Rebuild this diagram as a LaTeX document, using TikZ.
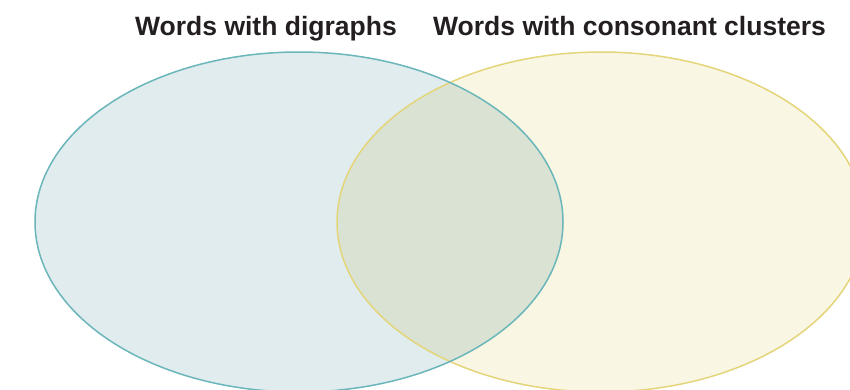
\documentclass[tikz,border=0pt]{standalone}
\usepackage{fontspec}
\setsansfont{Liberation Sans}
\usepackage{tikz}

\definecolor{tealline}{HTML}{6BB6BA}
\definecolor{tealfill}{HTML}{E0ECEE}
\definecolor{yellowline}{HTML}{E4D57A}
\definecolor{yellowfill}{HTML}{F9F6E3}
\definecolor{titleink}{HTML}{231F20}

\begin{document}
\begin{tikzpicture}[x=1pt, y=-1pt,
    title/.style={anchor=base west, inner sep=0pt, text=titleink,
                  font=\sffamily\bfseries\fontsize{26.5}{30}\selectfont},
    setline/.style={line width=1.5pt}]
  \useasboundingbox (0,0) rectangle (850,389);
  \clip (0,0) rectangle (850,389);

  % fills first, overlap is darker where they meet
  \fill [tealfill] (299,222) ellipse [x radius=264, y radius=170];
  \begin{scope}[blend mode=multiply]
    \fill [yellowfill] (601,222) ellipse [x radius=264, y radius=170];
  \end{scope}

  % outlines on top
  \draw [setline, yellowline] (601,222) ellipse [x radius=264, y radius=170];
  \draw [setline, tealline] (299,222) ellipse [x radius=264, y radius=170];

  % headings
  \node [title] (digraphs) at (135,35) {Words with digraphs};
  \node [title] (clusters) at (433,35) {Words with consonant clusters};
\end{tikzpicture}
\end{document}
———
■ **To do**
Keep the pictures out of the copy and write out the data exactly as it stands.

■ **Solution**
Rebuild this diagram as a LaTeX document, using TikZ.
\documentclass[tikz,border=0pt]{standalone}
\usepackage{fontspec}
\setsansfont{Liberation Sans}
\usepackage{tikz}

\definecolor{tealline}{HTML}{6BB6BA}
\definecolor{tealfill}{HTML}{E0ECEE}
\definecolor{yellowline}{HTML}{E4D57A}
\definecolor{yellowfill}{HTML}{F9F6E3}
\definecolor{titleink}{HTML}{231F20}

\begin{document}
\begin{tikzpicture}[x=1pt, y=-1pt,
    title/.style={anchor=base west, inner sep=0pt, text=titleink,
                  font=\sffamily\bfseries\fontsize{26.5}{30}\selectfont},
    setline/.style={line width=1.5pt}]
  \useasboundingbox (0,0) rectangle (850,389);
  \clip (0,0) rectangle (850,389);

  % fills first, overlap is darker where they meet
  \fill [tealfill] (299,222) ellipse [x radius=264, y radius=170];
  \begin{scope}[blend mode=multiply]
    \fill [yellowfill] (601,222) ellipse [x radius=264, y radius=170];
  \end{scope}

  % outlines on top
  \draw [setline, yellowline] (601,222) ellipse [x radius=264, y radius=170];
  \draw [setline, tealline] (299,222) ellipse [x radius=264, y radius=170];

  % headings
  \node [title] (digraphs) at (135,35) {Words with digraphs};
  \node [title] (clusters) at (433,35) {Words with consonant clusters};
\end{tikzpicture}
\end{document}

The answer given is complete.